In a deal with federal prosecutors, Cohen pleaded guilty to eight counts, including tax evasion. He could get about four to five years in prison at sentencing Dec. 12.

Manafort was convicted of eight felony counts, including charges of filing false tax returns and failing to report foreign bank accounts. Prosecutors will decide whether to retry him on 10 other charges.

Manafort was a well-connected Republican consultant and lobbyist who prosecutors say made $60 million in foreign money working for Russia-backed politicians in Ukraine. He was campaign chairman for months during the GOP nomination battle in 2016.

Trump said Tuesday the legal developments had nothing to do with Russian election interference and that he felt “badly for both” men. At the West Virginia rally, he focused on developments on trade, taxes, North Korea and his plans for a space force.

“Where is the collusion?” he asked.

His supporters chanted Trump’s campaign staples, "Drain the swamp!" and "Lock her up!"

The White House is trying to keep the focus on the November election, when control of Congress is at stake. Trump allies such as former strategist Steve Bannon seek to frame the election as a referendum on the potential impeachment of the president. Trump confidants have long argued that the president’s fate in such a scenario would ultimately be more a matter of politics than law.

Also Tuesday, prosecutors and defense attorneys for former Trump national security adviser Michael Flynn agreed to postpone his sentencing after he pleaded guilty to lying to the FBI about his contacts with a Russian official, in a sign his cooperation was still needed in the Mueller probe.

Trump confidants are reasserting that it is the White House position that a president cannot be indicted. They are citing a 2000 opinion of the Justice Department’s Office of Legal Counsel, which provides legal advice and guidance to executive branch agencies.

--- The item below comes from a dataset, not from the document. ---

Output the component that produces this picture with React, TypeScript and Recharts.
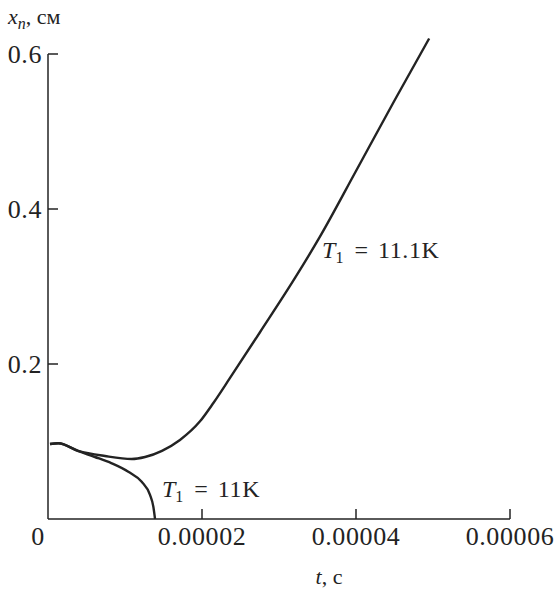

Trump’s lawyers have said Mueller plans to adhere to that guidance, though Mueller’s office has never independently confirmed that. There would presumably be no bar against charging a president after he or she departs the White House.

For many around Trump, Cohen has represented a greater threat than even the Russia investigation, drawing from Cohen’s decade of working as the then-celebrity real estate developer’s fixer.

An FBI raid on Cohen’s New York office and hotel room in April rattled the president, who has complained publicly about what he felt was government overreach while privately worrying about what material Cohen may have had after working for the Trump Organization for a decade.

Those in Trump’s orbit, including his lawyer Rudy Giuliani, have steadily ratcheted up attacks on Cohen, suggesting he was untrustworthy and lying about what he knew about Trump’s business dealings. When Cohen’s team produced a recording that the former fixer had made of Trump discussing a payment to silence a woman about an alleged affair, Giuliani sought to impugn Cohen’s credibility and question his loyalty.

Trump stewed for weeks over the media coverage of the Manafort trial. Though the proceedings were not connected to Russian election interference, Trump has seethed to confidants that he views the Manafort charges as “a warning shot” from Mueller.

“What matters is that a jury found that the facts presented to them by the special prosecutor warranted a conviction of someone who surrounds the president,” Weinstein said.